In my mind, the most convincing evidence that established congregations should choose their own leaders is found in how the New Testament holds congregations, not teachers/elders, ultimately responsible for protecting doctrine. Certainly pastors must know, teach, and defend sound doctrine against false teachers, but if a pastor does not step forward to protect and defend the faith then the congregation must answer that call.
Consider 2 Timothy 4:3: “For the time is coming when people will not endure sound teaching, but having itching ears they will accumulate for themselves teachers to suit their own passions…” Paul faults the people, not Timothy, for the coming apostasy. The church is responsible for gathering these teachers. They have chosen the false teachers. Timothy is to provide a contrast by fulfilling his charge to “preach the word” (4:2).
Or consider Paul’s fiery message to the church of Galatia:
I am astonished that you are so quickly deserting him who called you in the grace of Christ and are turning to a different gospel—not that there is another one, but there are some who trouble you and want to distort the gospel of Christ. But even if we or an angel from heaven should preach to you a gospel contrary to the one we preached to you, let him be accursed. As we have said before, so now I say again: If anyone is preaching to you a gospel contrary to the one you received, let him be accursed. (Galatians 1:6-9 ESV)
The problem in Galatia was that teachers were contorting the truth into a false gospel. Paul holds responsible not the elders of Galatia, not the deacons of Galatia, but “the churches of Galatia” (1:2). They–the whole of these congregations–are responsible for what is being taught. Paul urges them throughout the letter to recall the true gospel and realize that they are allowing false teaching to continue:
You were running well. Who hindered you from obeying the truth? This persuasion is not from him who calls you. A little leaven leavens the whole lump. I have confidence in the Lord that you will take no other view, and the one who is troubling you will bear the penalty, whoever he is. But if I, brothers, still preach circumcision, why am I still being persecuted? In that case the offense of the cross has been removed. I wish those who unsettle you would emasculate themselves! (Galatians 5:7-12 ESV)

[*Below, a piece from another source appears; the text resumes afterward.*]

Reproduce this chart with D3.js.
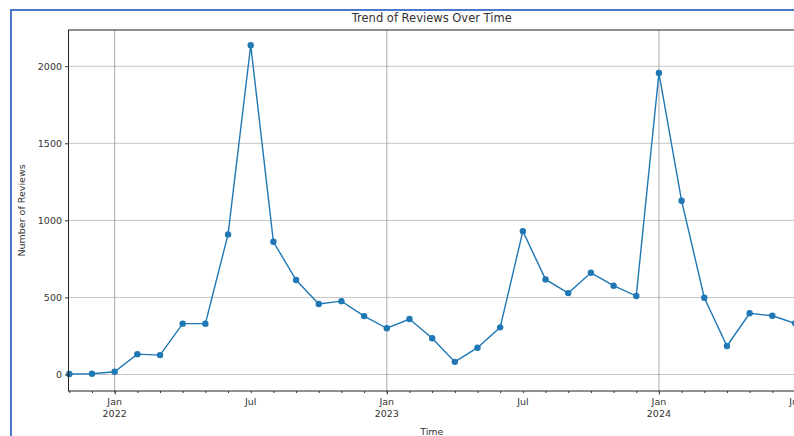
<!DOCTYPE html>
<html><head><meta charset="utf-8">
<script src="https://cdn.jsdelivr.net/npm/d3@7"></script>
<style>body{margin:0;background:#fff}svg{display:block}text{font-family:"DejaVu Sans",sans-serif}</style>
</head><body>
<svg id="c" width="794" height="436"></svg>
<script>
const months = ["2021-11","2021-12","2022-01","2022-02","2022-03","2022-04","2022-05","2022-06","2022-07","2022-08","2022-09","2022-10","2022-11","2022-12","2023-01","2023-02","2023-03","2023-04","2023-05","2023-06","2023-07","2023-08","2023-09","2023-10","2023-11","2023-12","2024-01","2024-02","2024-03","2024-04","2024-05","2024-06","2024-07"];
const reviews = [3,5,18,132,126,330,330,909,2136,861,613,457,476,379,300,360,235,82,174,306,930,617,528,660,576,509,1956,1127,498,185,397,381,332];
const yTicks = [0,500,1000,1500,2000];
const title = "Trend of Reviews Over Time";
const xLabel = "Time";
const yLabel = "Number of Reviews";
const monthNames = ["Jan","Feb","Mar","Apr","May","Jun","Jul","Aug","Sep","Oct","Nov","Dec"];

const svg = d3.select("#c");
const L = 68.5, R = 795, T = 30, B = 391;
const x = d3.scaleLinear().domain([0, months.length - 1]).range([L + 0.8, R]);
const y = d3.scaleLinear().domain([-107, 2235]).range([B, T]);

// frame of screenshot
svg.append("line").attr("x1",11).attr("x2",11).attr("y1",10).attr("y2",436).attr("stroke","#4a78cc").attr("stroke-width",2);
svg.append("line").attr("x1",10).attr("x2",794).attr("y1",10).attr("y2",10).attr("stroke","#4a78cc").attr("stroke-width",2);

const idx = months.map((m,i)=>i);
const majors = idx.filter(i => months[i].endsWith("-01"));
const julys = idx.filter(i => months[i].endsWith("-07"));

// grid
const g = svg.append("g");
g.selectAll(".hg").data(yTicks).join("line")
  .attr("x1",L).attr("x2",R).attr("y1",d=>y(d)).attr("y2",d=>y(d))
  .attr("stroke","#c4c4c4").attr("stroke-width",1);
g.selectAll(".vg").data(majors).join("line")
  .attr("x1",d=>x(d)).attr("x2",d=>x(d)).attr("y1",T).attr("y2",B)
  .attr("stroke","#a8a8a8").attr("stroke-width",1);

// line + markers
const line = d3.line().x((d,i)=>x(i)).y(d=>y(d));
svg.append("path").datum(reviews).attr("d",line).attr("fill","none").attr("stroke","#1f77b4").attr("stroke-width",1.4);
svg.selectAll(".pt").data(reviews).join("circle")
  .attr("cx",(d,i)=>x(i)).attr("cy",d=>y(d)).attr("r",3.2).attr("fill","#1f77b4");

// axes spines
svg.append("rect").attr("x",L).attr("y",T).attr("width",R-L).attr("height",B-T).attr("fill","none").attr("stroke","#222").attr("stroke-width",1);

// y axis
const ya = d3.axisLeft(y).tickValues(yTicks).tickSize(3.5).tickPadding(3).tickFormat(d3.format("d"));
const yg = svg.append("g").attr("transform",`translate(${L},0)`).call(ya);
yg.select(".domain").remove();
yg.selectAll("text").attr("font-size",9.5).attr("fill","#333");
yg.selectAll("line").attr("stroke","#333");

// x axis minor ticks (every month)
const xa = d3.axisBottom(x).tickValues(idx).tickSize(2).tickFormat("");
const xg = svg.append("g").attr("transform",`translate(0,${B})`).call(xa);
xg.select(".domain").remove();
xg.selectAll("line").attr("stroke","#333");
const xm = d3.axisBottom(x).tickValues(majors).tickSize(3.5).tickFormat("");
const xmg = svg.append("g").attr("transform",`translate(0,${B})`).call(xm);
xmg.select(".domain").remove();
xmg.selectAll("line").attr("stroke","#333");

// x tick labels
const lab = svg.append("g").attr("font-size",9.5).attr("fill","#333").attr("text-anchor","middle");
idx.filter(i => majors.includes(i) || julys.includes(i)).forEach(i => {
  const [yr, mo] = months[i].split("-");
  const t = lab.append("text").attr("x",x(i)).attr("y",B+14);
  t.append("tspan").attr("x",x(i)).text(monthNames[+mo-1]);
  if (majors.includes(i)) t.append("tspan").attr("x",x(i)).attr("dy",12).text(yr);
});

// titles
svg.append("text").attr("x",(L+R)/2).attr("y",22).attr("text-anchor","middle").attr("font-size",11.5).attr("fill","#333").text(title);
svg.append("text").attr("x",(L+R)/2).attr("y",435).attr("text-anchor","middle").attr("font-size",9.5).attr("fill","#333").text(xLabel);
svg.append("text").attr("transform",`translate(25,${(T+B)/2}) rotate(-90)`).attr("text-anchor","middle").attr("font-size",9.5).attr("fill","#333").text(yLabel);
</script>
</body></html>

Paul never commands the church of Galatia to fire their elders, to remove their false teachers. Instead, he pleads with them to see the damage being done by those who are imposing Jewish legalism on the Christian gospel. Obviously, the solution is to get rid of those teaching these things, and Paul leaves it to the church to do this.
Church history provides a bit of an expanded illustration of this situation. Theological liberalism most easily comes within those churches that remove the word and authority from the congregation. When stewardship of the gospel is understood to pass through some mystical form of succession or when existing leaders chose their own successors apart from congregational input and affirmation, we see hierarchies develop that over time drift away from biblical orthodoxy.
But when authority and the responsibility of stewardship are left closer to the whole congregation, theological course corrections are much more likely to take place when drifts occurs. For example, the Conservative Resurgence of the Southern Baptist Convention was possible because the final authority for the denomination is vested in the individual local church congregations. We’ll never see that kind of theological resurgence among, say, the Episcopalian Church (USA) because of their self-perpetuating leadership.
Because the responsibility to steward the gospel is ultimately given to the church (1 Timothy 3:15), and because elders are especially responsible for teaching the gospel from God’s word, I believe that the individual church congregation is responsible for choosing those leaders who will fulfill this task among them.